Task requirements:
Exclude the pictures and reproduce the remaining data exactly as written.

Information supplied:
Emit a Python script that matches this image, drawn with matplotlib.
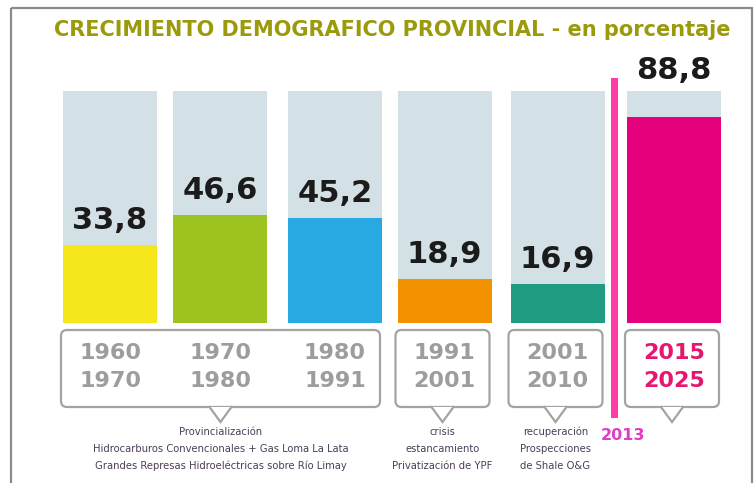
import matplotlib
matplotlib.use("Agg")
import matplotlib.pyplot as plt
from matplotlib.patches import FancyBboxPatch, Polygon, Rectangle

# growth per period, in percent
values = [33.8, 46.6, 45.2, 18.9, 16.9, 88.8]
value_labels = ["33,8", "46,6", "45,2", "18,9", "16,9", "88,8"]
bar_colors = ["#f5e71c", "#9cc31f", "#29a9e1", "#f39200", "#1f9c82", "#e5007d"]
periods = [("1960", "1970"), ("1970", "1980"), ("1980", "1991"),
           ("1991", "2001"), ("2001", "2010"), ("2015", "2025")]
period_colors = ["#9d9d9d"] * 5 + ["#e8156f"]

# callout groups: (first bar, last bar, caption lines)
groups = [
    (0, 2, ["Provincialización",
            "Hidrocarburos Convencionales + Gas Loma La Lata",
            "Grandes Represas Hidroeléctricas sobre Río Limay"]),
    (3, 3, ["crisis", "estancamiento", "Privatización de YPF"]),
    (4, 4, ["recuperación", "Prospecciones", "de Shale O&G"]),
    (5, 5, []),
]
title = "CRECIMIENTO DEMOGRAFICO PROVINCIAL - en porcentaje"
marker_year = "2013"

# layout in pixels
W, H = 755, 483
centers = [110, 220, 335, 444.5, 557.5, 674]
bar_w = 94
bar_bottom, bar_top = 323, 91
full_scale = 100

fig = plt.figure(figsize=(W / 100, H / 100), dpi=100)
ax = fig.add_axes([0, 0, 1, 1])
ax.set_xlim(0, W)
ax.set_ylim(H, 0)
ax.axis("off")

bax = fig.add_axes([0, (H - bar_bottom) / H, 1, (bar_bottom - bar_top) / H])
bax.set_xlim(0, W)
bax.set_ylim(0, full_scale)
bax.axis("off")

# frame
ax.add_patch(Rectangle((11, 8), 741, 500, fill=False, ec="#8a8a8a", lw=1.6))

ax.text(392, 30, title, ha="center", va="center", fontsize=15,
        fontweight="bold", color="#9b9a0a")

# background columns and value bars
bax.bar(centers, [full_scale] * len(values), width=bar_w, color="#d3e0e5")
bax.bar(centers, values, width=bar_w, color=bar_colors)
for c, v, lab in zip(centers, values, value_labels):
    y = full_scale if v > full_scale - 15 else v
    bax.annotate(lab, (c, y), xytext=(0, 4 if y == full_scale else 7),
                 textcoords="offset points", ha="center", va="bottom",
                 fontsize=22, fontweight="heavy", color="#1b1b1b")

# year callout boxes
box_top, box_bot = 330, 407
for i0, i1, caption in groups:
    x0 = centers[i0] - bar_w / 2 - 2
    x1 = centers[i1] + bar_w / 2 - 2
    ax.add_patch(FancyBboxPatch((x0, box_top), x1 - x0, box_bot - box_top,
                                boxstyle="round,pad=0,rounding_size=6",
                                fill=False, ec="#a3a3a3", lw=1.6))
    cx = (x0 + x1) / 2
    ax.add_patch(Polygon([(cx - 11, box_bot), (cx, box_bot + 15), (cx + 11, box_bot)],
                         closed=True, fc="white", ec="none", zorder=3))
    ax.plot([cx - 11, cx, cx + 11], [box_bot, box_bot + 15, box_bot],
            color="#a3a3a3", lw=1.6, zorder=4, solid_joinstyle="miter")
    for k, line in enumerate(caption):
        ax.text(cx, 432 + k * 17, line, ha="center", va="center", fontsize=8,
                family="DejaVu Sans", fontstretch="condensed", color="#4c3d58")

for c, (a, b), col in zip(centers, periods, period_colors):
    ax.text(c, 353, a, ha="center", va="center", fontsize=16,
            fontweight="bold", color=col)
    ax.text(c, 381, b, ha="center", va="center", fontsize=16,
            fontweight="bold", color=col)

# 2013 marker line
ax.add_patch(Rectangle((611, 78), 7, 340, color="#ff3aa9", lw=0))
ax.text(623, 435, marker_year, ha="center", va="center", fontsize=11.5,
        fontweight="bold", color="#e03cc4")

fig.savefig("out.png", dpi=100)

Worked solution:
Emit a Python script that matches this image, drawn with matplotlib.
import matplotlib
matplotlib.use("Agg")
import matplotlib.pyplot as plt
from matplotlib.patches import FancyBboxPatch, Polygon, Rectangle

# growth per period, in percent
values = [33.8, 46.6, 45.2, 18.9, 16.9, 88.8]
value_labels = ["33,8", "46,6", "45,2", "18,9", "16,9", "88,8"]
bar_colors = ["#f5e71c", "#9cc31f", "#29a9e1", "#f39200", "#1f9c82", "#e5007d"]
periods = [("1960", "1970"), ("1970", "1980"), ("1980", "1991"),
           ("1991", "2001"), ("2001", "2010"), ("2015", "2025")]
period_colors = ["#9d9d9d"] * 5 + ["#e8156f"]

# callout groups: (first bar, last bar, caption lines)
groups = [
    (0, 2, ["Provincialización",
            "Hidrocarburos Convencionales + Gas Loma La Lata",
            "Grandes Represas Hidroeléctricas sobre Río Limay"]),
    (3, 3, ["crisis", "estancamiento", "Privatización de YPF"]),
    (4, 4, ["recuperación", "Prospecciones", "de Shale O&G"]),
    (5, 5, []),
]
title = "CRECIMIENTO DEMOGRAFICO PROVINCIAL - en porcentaje"
marker_year = "2013"

# layout in pixels
W, H = 755, 483
centers = [110, 220, 335, 444.5, 557.5, 674]
bar_w = 94
bar_bottom, bar_top = 323, 91
full_scale = 100

fig = plt.figure(figsize=(W / 100, H / 100), dpi=100)
ax = fig.add_axes([0, 0, 1, 1])
ax.set_xlim(0, W)
ax.set_ylim(H, 0)
ax.axis("off")

bax = fig.add_axes([0, (H - bar_bottom) / H, 1, (bar_bottom - bar_top) / H])
bax.set_xlim(0, W)
bax.set_ylim(0, full_scale)
bax.axis("off")

# frame
ax.add_patch(Rectangle((11, 8), 741, 500, fill=False, ec="#8a8a8a", lw=1.6))

ax.text(392, 30, title, ha="center", va="center", fontsize=15,
        fontweight="bold", color="#9b9a0a")

# background columns and value bars
bax.bar(centers, [full_scale] * len(values), width=bar_w, color="#d3e0e5")
bax.bar(centers, values, width=bar_w, color=bar_colors)
for c, v, lab in zip(centers, values, value_labels):
    y = full_scale if v > full_scale - 15 else v
    bax.annotate(lab, (c, y), xytext=(0, 4 if y == full_scale else 7),
                 textcoords="offset points", ha="center", va="bottom",
                 fontsize=22, fontweight="heavy", color="#1b1b1b")

# year callout boxes
box_top, box_bot = 330, 407
for i0, i1, caption in groups:
    x0 = centers[i0] - bar_w / 2 - 2
    x1 = centers[i1] + bar_w / 2 - 2
    ax.add_patch(FancyBboxPatch((x0, box_top), x1 - x0, box_bot - box_top,
                                boxstyle="round,pad=0,rounding_size=6",
                                fill=False, ec="#a3a3a3", lw=1.6))
    cx = (x0 + x1) / 2
    ax.add_patch(Polygon([(cx - 11, box_bot), (cx, box_bot + 15), (cx + 11, box_bot)],
                         closed=True, fc="white", ec="none", zorder=3))
    ax.plot([cx - 11, cx, cx + 11], [box_bot, box_bot + 15, box_bot],
            color="#a3a3a3", lw=1.6, zorder=4, solid_joinstyle="miter")
    for k, line in enumerate(caption):
        ax.text(cx, 432 + k * 17, line, ha="center", va="center", fontsize=8,
                family="DejaVu Sans", fontstretch="condensed", color="#4c3d58")

for c, (a, b), col in zip(centers, periods, period_colors):
    ax.text(c, 353, a, ha="center", va="center", fontsize=16,
            fontweight="bold", color=col)
    ax.text(c, 381, b, ha="center", va="center", fontsize=16,
            fontweight="bold", color=col)

# 2013 marker line
ax.add_patch(Rectangle((611, 78), 7, 340, color="#ff3aa9", lw=0))
ax.text(623, 435, marker_year, ha="center", va="center", fontsize=11.5,
        fontweight="bold", color="#e03cc4")

fig.savefig("out.png", dpi=100)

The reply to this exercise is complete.